What the task asks: Emit the data below verbatim, stripping out any pictures.

## BEGIN

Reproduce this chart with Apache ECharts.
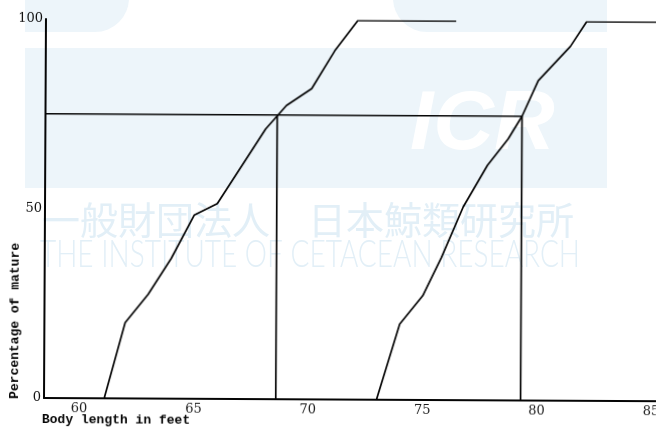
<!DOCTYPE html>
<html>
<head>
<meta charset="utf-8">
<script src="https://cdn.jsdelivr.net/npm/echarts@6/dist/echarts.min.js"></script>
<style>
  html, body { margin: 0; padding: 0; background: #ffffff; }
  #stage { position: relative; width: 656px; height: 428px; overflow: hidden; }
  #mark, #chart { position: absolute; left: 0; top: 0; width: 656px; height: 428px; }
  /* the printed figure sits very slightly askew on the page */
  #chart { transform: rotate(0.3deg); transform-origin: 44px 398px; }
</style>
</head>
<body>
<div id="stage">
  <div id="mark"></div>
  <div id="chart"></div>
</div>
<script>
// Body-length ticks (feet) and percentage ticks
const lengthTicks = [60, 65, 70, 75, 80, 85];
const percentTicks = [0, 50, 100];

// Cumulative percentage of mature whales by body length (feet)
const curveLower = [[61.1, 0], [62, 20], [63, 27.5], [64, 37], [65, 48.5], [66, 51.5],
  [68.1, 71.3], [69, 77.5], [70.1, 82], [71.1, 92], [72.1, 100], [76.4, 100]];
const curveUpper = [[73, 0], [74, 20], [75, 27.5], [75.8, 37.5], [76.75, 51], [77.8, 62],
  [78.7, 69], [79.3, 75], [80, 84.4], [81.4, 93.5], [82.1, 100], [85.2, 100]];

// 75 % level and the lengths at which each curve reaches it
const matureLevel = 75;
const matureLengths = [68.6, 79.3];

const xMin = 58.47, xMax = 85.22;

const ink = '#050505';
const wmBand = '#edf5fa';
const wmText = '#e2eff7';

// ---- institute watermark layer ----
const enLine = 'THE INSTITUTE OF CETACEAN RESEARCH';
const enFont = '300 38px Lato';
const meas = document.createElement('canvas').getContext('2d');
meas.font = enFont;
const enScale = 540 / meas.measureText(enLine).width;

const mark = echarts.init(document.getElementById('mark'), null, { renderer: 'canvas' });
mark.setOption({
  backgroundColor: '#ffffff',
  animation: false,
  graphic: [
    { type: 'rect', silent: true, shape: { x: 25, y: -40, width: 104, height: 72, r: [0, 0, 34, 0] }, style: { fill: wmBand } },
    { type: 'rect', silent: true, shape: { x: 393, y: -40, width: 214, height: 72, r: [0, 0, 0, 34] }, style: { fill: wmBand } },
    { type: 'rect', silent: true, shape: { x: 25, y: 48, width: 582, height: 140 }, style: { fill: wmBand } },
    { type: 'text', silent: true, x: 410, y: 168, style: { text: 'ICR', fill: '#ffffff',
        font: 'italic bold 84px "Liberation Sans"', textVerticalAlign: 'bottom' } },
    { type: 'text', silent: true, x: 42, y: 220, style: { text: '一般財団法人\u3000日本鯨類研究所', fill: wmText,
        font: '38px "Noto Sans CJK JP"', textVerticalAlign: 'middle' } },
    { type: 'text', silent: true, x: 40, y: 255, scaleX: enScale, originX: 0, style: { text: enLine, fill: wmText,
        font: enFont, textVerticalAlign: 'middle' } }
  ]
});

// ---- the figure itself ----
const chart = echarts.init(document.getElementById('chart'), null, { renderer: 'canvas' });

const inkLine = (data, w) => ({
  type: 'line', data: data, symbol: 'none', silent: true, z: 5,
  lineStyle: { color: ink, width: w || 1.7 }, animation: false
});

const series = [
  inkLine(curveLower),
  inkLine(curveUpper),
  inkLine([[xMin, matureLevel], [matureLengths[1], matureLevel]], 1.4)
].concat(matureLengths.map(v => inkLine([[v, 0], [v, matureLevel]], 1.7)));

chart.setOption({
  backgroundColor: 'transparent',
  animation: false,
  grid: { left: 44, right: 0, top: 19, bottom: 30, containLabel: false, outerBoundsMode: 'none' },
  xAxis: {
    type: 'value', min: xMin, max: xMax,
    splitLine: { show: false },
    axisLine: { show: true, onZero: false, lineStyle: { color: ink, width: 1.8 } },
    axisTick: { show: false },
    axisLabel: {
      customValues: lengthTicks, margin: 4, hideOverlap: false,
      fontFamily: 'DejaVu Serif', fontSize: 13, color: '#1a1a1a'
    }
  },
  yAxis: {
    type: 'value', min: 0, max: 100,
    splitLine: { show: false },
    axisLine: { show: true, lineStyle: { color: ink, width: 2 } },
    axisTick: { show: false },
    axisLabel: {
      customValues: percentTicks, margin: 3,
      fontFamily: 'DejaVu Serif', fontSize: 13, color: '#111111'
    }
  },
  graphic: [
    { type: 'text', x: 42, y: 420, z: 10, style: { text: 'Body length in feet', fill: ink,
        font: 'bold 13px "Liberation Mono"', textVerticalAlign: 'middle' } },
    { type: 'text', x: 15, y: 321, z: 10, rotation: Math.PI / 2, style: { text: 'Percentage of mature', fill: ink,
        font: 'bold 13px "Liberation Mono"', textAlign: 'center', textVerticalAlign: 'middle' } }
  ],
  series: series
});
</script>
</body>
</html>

## END

Solution for this task:
Reproduce this chart with Apache ECharts.
<!DOCTYPE html>
<html>
<head>
<meta charset="utf-8">
<script src="https://cdn.jsdelivr.net/npm/echarts@6/dist/echarts.min.js"></script>
<style>
  html, body { margin: 0; padding: 0; background: #ffffff; }
  #stage { position: relative; width: 656px; height: 428px; overflow: hidden; }
  #mark, #chart { position: absolute; left: 0; top: 0; width: 656px; height: 428px; }
  /* the printed figure sits very slightly askew on the page */
  #chart { transform: rotate(0.3deg); transform-origin: 44px 398px; }
</style>
</head>
<body>
<div id="stage">
  <div id="mark"></div>
  <div id="chart"></div>
</div>
<script>
// Body-length ticks (feet) and percentage ticks
const lengthTicks = [60, 65, 70, 75, 80, 85];
const percentTicks = [0, 50, 100];

// Cumulative percentage of mature whales by body length (feet)
const curveLower = [[61.1, 0], [62, 20], [63, 27.5], [64, 37], [65, 48.5], [66, 51.5],
  [68.1, 71.3], [69, 77.5], [70.1, 82], [71.1, 92], [72.1, 100], [76.4, 100]];
const curveUpper = [[73, 0], [74, 20], [75, 27.5], [75.8, 37.5], [76.75, 51], [77.8, 62],
  [78.7, 69], [79.3, 75], [80, 84.4], [81.4, 93.5], [82.1, 100], [85.2, 100]];

// 75 % level and the lengths at which each curve reaches it
const matureLevel = 75;
const matureLengths = [68.6, 79.3];

const xMin = 58.47, xMax = 85.22;

const ink = '#050505';
const wmBand = '#edf5fa';
const wmText = '#e2eff7';

// ---- institute watermark layer ----
const enLine = 'THE INSTITUTE OF CETACEAN RESEARCH';
const enFont = '300 38px Lato';
const meas = document.createElement('canvas').getContext('2d');
meas.font = enFont;
const enScale = 540 / meas.measureText(enLine).width;

const mark = echarts.init(document.getElementById('mark'), null, { renderer: 'canvas' });
mark.setOption({
  backgroundColor: '#ffffff',
  animation: false,
  graphic: [
    { type: 'rect', silent: true, shape: { x: 25, y: -40, width: 104, height: 72, r: [0, 0, 34, 0] }, style: { fill: wmBand } },
    { type: 'rect', silent: true, shape: { x: 393, y: -40, width: 214, height: 72, r: [0, 0, 0, 34] }, style: { fill: wmBand } },
    { type: 'rect', silent: true, shape: { x: 25, y: 48, width: 582, height: 140 }, style: { fill: wmBand } },
    { type: 'text', silent: true, x: 410, y: 168, style: { text: 'ICR', fill: '#ffffff',
        font: 'italic bold 84px "Liberation Sans"', textVerticalAlign: 'bottom' } },
    { type: 'text', silent: true, x: 42, y: 220, style: { text: '一般財団法人\u3000日本鯨類研究所', fill: wmText,
        font: '38px "Noto Sans CJK JP"', textVerticalAlign: 'middle' } },
    { type: 'text', silent: true, x: 40, y: 255, scaleX: enScale, originX: 0, style: { text: enLine, fill: wmText,
        font: enFont, textVerticalAlign: 'middle' } }
  ]
});

// ---- the figure itself ----
const chart = echarts.init(document.getElementById('chart'), null, { renderer: 'canvas' });

const inkLine = (data, w) => ({
  type: 'line', data: data, symbol: 'none', silent: true, z: 5,
  lineStyle: { color: ink, width: w || 1.7 }, animation: false
});

const series = [
  inkLine(curveLower),
  inkLine(curveUpper),
  inkLine([[xMin, matureLevel], [matureLengths[1], matureLevel]], 1.4)
].concat(matureLengths.map(v => inkLine([[v, 0], [v, matureLevel]], 1.7)));

chart.setOption({
  backgroundColor: 'transparent',
  animation: false,
  grid: { left: 44, right: 0, top: 19, bottom: 30, containLabel: false, outerBoundsMode: 'none' },
  xAxis: {
    type: 'value', min: xMin, max: xMax,
    splitLine: { show: false },
    axisLine: { show: true, onZero: false, lineStyle: { color: ink, width: 1.8 } },
    axisTick: { show: false },
    axisLabel: {
      customValues: lengthTicks, margin: 4, hideOverlap: false,
      fontFamily: 'DejaVu Serif', fontSize: 13, color: '#1a1a1a'
    }
  },
  yAxis: {
    type: 'value', min: 0, max: 100,
    splitLine: { show: false },
    axisLine: { show: true, lineStyle: { color: ink, width: 2 } },
    axisTick: { show: false },
    axisLabel: {
      customValues: percentTicks, margin: 3,
      fontFamily: 'DejaVu Serif', fontSize: 13, color: '#111111'
    }
  },
  graphic: [
    { type: 'text', x: 42, y: 420, z: 10, style: { text: 'Body length in feet', fill: ink,
        font: 'bold 13px "Liberation Mono"', textVerticalAlign: 'middle' } },
    { type: 'text', x: 15, y: 321, z: 10, rotation: Math.PI / 2, style: { text: 'Percentage of mature', fill: ink,
        font: 'bold 13px "Liberation Mono"', textAlign: 'center', textVerticalAlign: 'middle' } }
  ],
  series: series
});
</script>
</body>
</html>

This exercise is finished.